Wen Jiabao auf Staatsbesuch: China mag Deutschland wieder

Erste Berlinreise von Chinas Regierungschef Wen Jiabao nach Merkels Treffen mit dem Dalai Lama. Im Mittelpunkt steht die Finanz- und Wirtschaftspolitik.

Am Mittwoch hielt Chinas Regierungschef Wen Jiabao auf dem Weltwirtschaftsforum in Davos einen Vortrag. Bild: ap

BERLIN taz Während die Chinesen wegen des Frühlingsfestes gerade ihren wichtigsten Urlaub verbringen, hetzt ihr Regierungschef eine Woche durch fünf Länder Europas. Vom Weltwirtschaftsforum in Davos kommend wird Wen Jiabao am Donnerstag in Berlin den Bundespräsidenten, die Kanzlerin, den Außen- und Wirtschaftsminister sowie Geschäftsleute treffen. Regierungskreise sind über Wens intensiven Kurzbesuch erfreut. Denn er signalisiert eine Normalisierung nach Angela Merkels umstrittenen Treffen mit dem tibetischen Dalai Lama im September 2007.

Dafür meidet Wen jetzt demonstrativ Frankreich. "Es ist auffällig, dass er mit Besuchen in der Schweiz, Deutschland, Belgien, Großbritannien und Spanien geradezu einen Bogen um Frankreich macht", sagt Gudrun Wacker, China-Expertin der Stiftung Wissenschaft und Politik in Berlin, zur taz. Hatte Peking nach Merkels Treffen mit dem Dalai Lama die offiziellen Kontakte zu Deutschland eingefroren und zugleich mit Frankreich gute Geschäfte gemacht, ist das jetzt umgekehrt. Weil Präsident Nicolas Sarkozy wie ein Jahr zuvor Merkel wagte, den Dalai Lama zu treffen, sagte Peking auch den im Dezember in Lyon geplanten EU-China-Gipfel ab. Sarkozy war damals EU-Ratspräsident.
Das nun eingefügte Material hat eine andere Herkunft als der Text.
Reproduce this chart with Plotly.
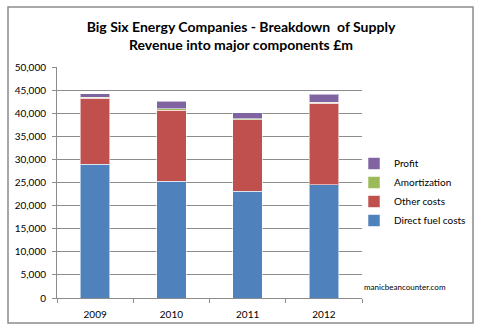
import plotly.graph_objects as go

years = ["2009", "2010", "2011", "2012"]
direct_fuel = [29000, 25300, 23100, 24500]
other_costs = [14200, 15300, 15450, 17700]
amortization = [300, 350, 300, 200]
profit = [700, 1600, 1300, 1650]

series = [
    ("Direct fuel costs", direct_fuel, "#4F81BD"),
    ("Other costs", other_costs, "#C0504D"),
    ("Amortization", amortization, "#9BBB59"),
    ("Profit", profit, "#8064A2"),
]

fig = go.Figure()
for name, vals, col in series:
    fig.add_trace(go.Bar(
        x=years, y=vals, name=name,
        marker=dict(color=col, line=dict(color="rgba(255,255,255,0.55)", width=1)),
        width=0.39,
    ))

fig.update_layout(
    barmode="stack",
    width=482, height=335,
    margin=dict(l=57, r=120, t=67, b=37, autoexpand=False),
    paper_bgcolor="white", plot_bgcolor="white",
    font=dict(family="Lato, Open Sans, sans-serif", size=10, color="#000"),
    title=dict(
        text="<b>Big Six Energy Companies - Breakdown  of Supply<br>Revenue into major components £m</b>",
        x=0.5, xanchor="center", xref="container",
        y=0.905, yanchor="middle", yref="container",
        font=dict(size=14, family="Lato, Open Sans, sans-serif", color="#000"),
    ),
    legend=dict(
        traceorder="reversed",
        x=(354 - 57) / 305, xanchor="left", y=0.645, yanchor="top",
        font=dict(size=10), itemwidth=30, tracegroupgap=0,
        bgcolor="rgba(0,0,0,0)",
    ),
    showlegend=True,
    bargap=0.6,
)
fig.update_yaxes(
    range=[0, 50000], dtick=5000, tickformat=",d",
    showgrid=True, gridcolor="#8c8c8c", gridwidth=1,
    showline=True, linecolor="#8c8c8c", linewidth=1,
    ticks="outside", ticklen=4, tickcolor="#8c8c8c",
    zeroline=False, tickfont=dict(size=10), ticklabelstandoff=4,
)
fig.update_xaxes(
    showline=True, linecolor="#8c8c8c", linewidth=1,
    ticks="outside", ticklen=4, tickcolor="#8c8c8c", tickson="boundaries",
    tickfont=dict(size=10), ticklabelstandoff=7,
)
fig.add_annotation(
    text="manicbeancounter.com", xref="paper", yref="paper",
    x=(405 - 57) / 305, y=(298 - 287) / 231, xanchor="center", yanchor="middle",
    showarrow=False, font=dict(size=8, color="#000"),
)
fig.add_shape(
    type="rect", xref="paper", yref="paper",
    x0=-49/305, x1=(473-57)/305, y0=-(323-298)/231, y1=(298-7)/231,
    line=dict(color="#8c8c8c", width=1.5), fillcolor="rgba(0,0,0,0)",
)
fig.write_html("out.html")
Doch während das noch nicht zum Kotau bereite Frankreich weiter abgestraft wird, zeigt Peking wieder Interesse an Europa. Wens Besuch der EU-Kommission in Brüssel ist eine Rückversicherung bei den Europäern. Denn Chinas Regierung weiß noch nicht, was sie von dem neuen Präsidenten in Washington halten soll. Peking ist von Barack Obama verunsichert. Vorwürfe, Peking erziele seine großen Handelsüberschüsse durch Währungsmanipulationen, haben zur ersten Missstimmung geführt.

In Berlin wird sich zeigen, ob die Bundesregierung nicht nur die Ein-China-Politik betont, sondern auch wieder mit einer Stimme spricht. Beim Streitfall Dalai Lama war der Außenminister der Kanzlerin noch in den Rücken gefallen. Doch jetzt dürfte Frank-Walter Steinmeier von Wen dafür kritisiert werden, Uiguren aus Guantánamo in Deutschland aufnehmen zu wollen. Diese muslimischen Chinesen sind aus Pekings Sicht trotz anderslautender US-Berichte Terroristen und gehörten allein in chinesische Gefängnisse. Tibet-Unterstützergruppen fürchten derweil, dass die Repression in der Himalajaregion für deutsche Regierungsvertreter diesmal kein Thema sein wird, für das sie Streit riskieren werden.

Im Mittelpunkt steht vielmehr die Finanz- und Wirtschaftspolitik, die Betonung der gegenseitigen Kooperationsbereitschaft und eine Annäherung in Klimafragen. Peking fürchtet angesichts der Wirtschaftskrise protektionistische Tendenzen in Europa und betont, dass es auch für die Industrieländer am besten sei, wenn Chinas Wirtschaft weiter kräftig wachse. Damit ist es nämlich gerade vorbei. Umgekehrt erwarten die Deutschen, dass Peking europäische Firmen nicht diskriminiert. "Die Botschaft an Wen sollte sein, dass bei Chinas Konjunkturprogramm Firmen aus anderen Ländern nicht benachteiligt werden dürfen," sagt Fridolin Strack, Geschäftsführer des Asien-Pazifik-Ausschusses der deutschen Wirtschaft, zur taz.